Saturday, April 9, 2011

World Religion: Australian Aborigine Beliefs

This week in our World Religion class, we got to hear about the spiritual beliefs of the Australian Aborigine from Lorna Madill, a woman who had been accepted into their community and went on Walkabout with them.

Today's Australian Aborigine worship in much the same way as did their ancestors 40,000 years ago.  So learning about that culture is really a great insight to the ancient prehistoric Earth-based religions.

Lorna told the students many stories about the Aborigines, including their creation story of the Rainbow Serpent, their connection to their environment and to the animals, and their food, particularly eating the wichetty grub and the honey ants (which, of course, grossed the students out).

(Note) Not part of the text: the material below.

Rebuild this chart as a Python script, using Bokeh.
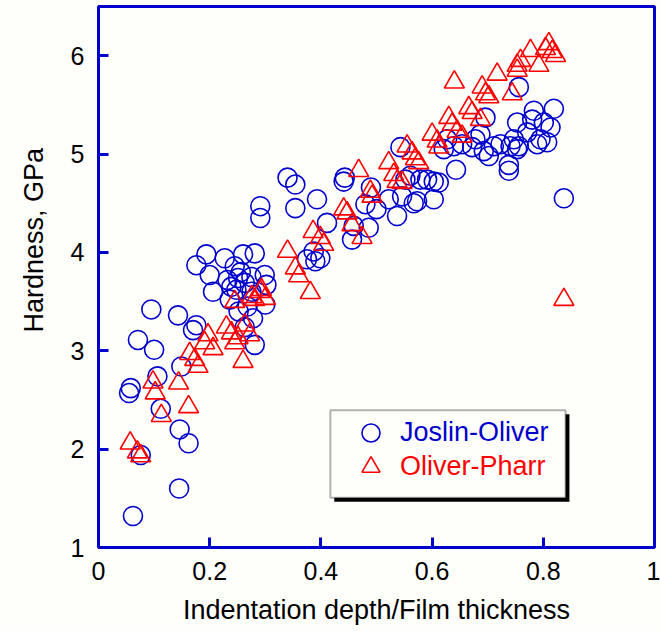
from bokeh.plotting import figure
from bokeh.models import (FixedTicker, NumeralTickFormatter, BoxAnnotation, Legend, LegendItem,
                          Range1d, Title)
from bokeh.embed import file_html
from bokeh.resources import INLINE

# Joslin-Oliver (blue circles)
jo_x = [0.055, 0.058, 0.106, 0.112, 0.146, 0.162, 0.076, 0.145, 0.062,
        0.071, 0.100, 0.095, 0.143, 0.176, 0.170, 0.149,
        0.176, 0.194, 0.200, 0.206, 0.227, 0.245, 0.251, 0.263, 0.239, 0.275, 0.236, 0.275,
        0.260, 0.281, 0.299, 0.302, 0.278, 0.263, 0.281, 0.300, 0.232, 0.256, 0.248, 0.268, 0.252,
        0.291, 0.291, 0.340, 0.354, 0.354, 0.393,
        0.375, 0.387, 0.399, 0.390, 0.411,
        0.441, 0.443, 0.456, 0.459, 0.486, 0.480, 0.500, 0.490,
        0.522, 0.537, 0.546, 0.552, 0.561, 0.567, 0.573, 0.579, 0.591, 0.603, 0.612, 0.603,
        0.543, 0.643,
        0.621, 0.627, 0.639, 0.654, 0.672, 0.678, 0.687, 0.693, 0.702, 0.711, 0.723, 0.741,
        0.747, 0.753, 0.738, 0.738, 0.696, 0.753, 0.780, 0.783, 0.819, 0.801, 0.813, 0.771,
        0.807, 0.789, 0.756, 0.837, 0.795, 0.756]
jo_y = [2.57, 2.62, 2.74, 2.41, 2.20, 2.06, 1.94, 1.60, 1.32,
        3.11, 3.01, 3.42, 3.36, 3.26, 3.21, 2.84,
        3.87, 3.98, 3.77, 3.60, 3.94, 3.86, 3.74, 3.69, 3.65, 3.75, 3.52, 3.60,
        3.98, 3.99, 3.77, 3.67, 3.33, 3.24, 3.06, 3.47, 3.72, 3.80, 3.62, 3.45, 3.40,
        4.35, 4.47, 4.76, 4.69, 4.45, 4.54,
        3.93, 4.01, 3.94, 3.91, 4.30,
        4.72, 4.76, 4.13, 4.27, 4.25, 4.49, 4.44, 4.66,
        4.54, 4.37, 4.57, 4.74, 4.78, 4.50, 4.52, 4.74, 4.74, 4.72, 4.71, 4.54,
        5.07, 4.84,
        5.05, 5.15, 5.08, 5.10, 5.07, 5.15, 5.20, 5.03, 4.98, 5.08, 5.10, 5.08,
        5.15, 5.05, 4.89, 4.83, 5.37, 5.32, 5.35, 5.44, 5.46, 5.32, 5.27, 5.22,
        5.12, 5.10, 5.68, 4.55, 5.15, 5.08]

# Oliver-Pharr (red triangles)
op_x = [0.057, 0.070, 0.076, 0.098, 0.102, 0.113, 0.144, 0.162,
        0.164, 0.173, 0.179, 0.191, 0.197, 0.206, 0.230, 0.239, 0.251, 0.245, 0.263, 0.272, 0.260,
        0.245, 0.276, 0.291, 0.300, 0.281, 0.293,
        0.340, 0.354, 0.360, 0.381, 0.386, 0.399, 0.405,
        0.441, 0.447, 0.456, 0.474, 0.468, 0.489, 0.492, 0.522, 0.531, 0.537, 0.546,
        0.555, 0.564, 0.570, 0.576, 0.600, 0.609, 0.612, 0.630, 0.636, 0.645, 0.654,
        0.640, 0.666, 0.672, 0.687, 0.690, 0.696, 0.702, 0.717, 0.744, 0.753, 0.753, 0.759,
        0.777, 0.792, 0.804, 0.810, 0.816, 0.822, 0.837]
op_y = [2.06, 1.97, 1.93, 2.68, 2.57, 2.34, 2.67, 2.43,
        2.97, 2.91, 2.84, 3.08, 3.16, 3.02, 3.24, 3.18, 3.13, 3.08, 3.26, 3.16, 2.89,
        3.50, 3.55, 3.60, 3.53, 3.52, 3.62,
        4.01, 3.84, 3.76, 3.59, 4.21, 4.15, 4.08,
        4.44, 4.40, 4.28, 4.15, 4.83, 4.62, 4.57, 4.91, 4.79, 4.72, 4.71,
        5.08, 5.01, 4.95, 4.91, 5.20, 5.13, 5.07, 5.37, 5.30, 5.23, 5.18,
        5.73, 5.47, 5.42, 5.35, 5.68, 5.61, 5.58, 5.81, 5.61, 5.85, 5.90, 5.95,
        6.05, 5.90, 6.07, 6.12, 6.04, 6.00, 3.52]

x_ticks = [0, 0.2, 0.4, 0.6, 0.8, 1]
y_ticks = [1, 2, 3, 4, 5, 6]

BLUE = "#0000CC"
RED = "#FF0000"
BG = "#FEFEFB"
FONT = "Liberation Sans"

p = figure(width=660, height=631, output_backend="svg", toolbar_location=None,
           x_range=Range1d(0, 1), y_range=Range1d(1, 6.5),
           min_border_left=98, min_border_right=6, min_border_top=6, min_border_bottom=84)
p.background_fill_color = BG
p.border_fill_color = BG
p.outline_line_color = BLUE
p.outline_line_width = 3
p.xgrid.visible = False
p.ygrid.visible = False

for ax in (p.xaxis[0], p.yaxis[0]):
    ax.axis_line_color = None
    ax.major_tick_in = 10
    ax.major_tick_out = 0
    ax.major_tick_line_color = BLUE
    ax.major_tick_line_width = 3
    ax.minor_tick_line_color = None
    ax.major_label_text_font = FONT
    ax.major_label_text_font_size = "25px"
    ax.major_label_text_color = "black"
    ax.axis_label_text_font = FONT
    ax.axis_label_text_font_size = "27px"
    ax.axis_label_text_font_style = "normal"
    ax.axis_label_text_color = "black"

p.xaxis[0].ticker = FixedTicker(ticks=x_ticks)
p.xaxis[0].formatter = NumeralTickFormatter(format="0.[0]")
p.xaxis[0].major_label_standoff = 14
p.xaxis[0].axis_label = "Indentation depth/Film thickness"
p.xaxis[0].axis_label_standoff = 12

p.yaxis[0].ticker = FixedTicker(ticks=y_ticks)
p.yaxis[0].formatter = NumeralTickFormatter(format="0")
p.yaxis[0].major_label_standoff = 14

# y-axis title, placed a little above the frame centre as in the original
ytitle = Title(text="Hardness, GPa", align="left", offset=215, vertical_align="top",
               standoff=34, text_font=FONT, text_font_size="27px",
               text_font_style="normal", text_color="black")
p.add_layout(ytitle, "left")

r_jo = p.scatter(jo_x, jo_y, marker="circle", size=19, fill_color=None,
                 line_color=BLUE, line_width=1.6)
r_op = p.scatter(op_x, op_y, marker="triangle", size=20, fill_color=None,
                 line_color=RED, line_width=1.6)

# legend box with drop shadow
shadow = BoxAnnotation(left=0.424, right=0.847, bottom=1.466, top=2.354,
                       fill_color="black", fill_alpha=1, line_color=None)
box = BoxAnnotation(left=0.417, right=0.840, bottom=1.507, top=2.395,
                    fill_color=BG, fill_alpha=1, line_color="black", line_width=2)
p.add_layout(shadow)
p.add_layout(box)

for item, color, loc in ((LegendItem(label="Joslin-Oliver", renderers=[r_jo]), BLUE, (250, 92)),
                         (LegendItem(label="Oliver-Pharr", renderers=[r_op]), RED, (250, 58))):
    lg = Legend(items=[item], location=loc, glyph_width=45, glyph_height=45,
                padding=0, margin=0, label_standoff=7, spacing=0,
                background_fill_alpha=0, border_line_alpha=0,
                label_text_font=FONT, label_text_font_size="27px",
                label_text_color=color)
    p.add_layout(lg, "center")

open("out.html", "w").write(file_html(p, INLINE))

Perhaps most interesting, though, is the fact that the Aborigines remain a culture without a written language.  The continue to pass down the stories from 40,000 years ago the same way the ancients did--through oral storytelling, song, and dance.   Singing and dancing are particularly important ways to pray and tell stories, or even to remember information like the directions to the next water hole over miles of the barren (and virtually featureless) outback!

We got to experience that by painting our own clapping sticks, decorating them with symbols taken from the Australian culture.  Then we put on some face paint and clapped our sticks along with some Aborigine music that Lorna had brought.

Needless to say, a raucous and fun time was had by all!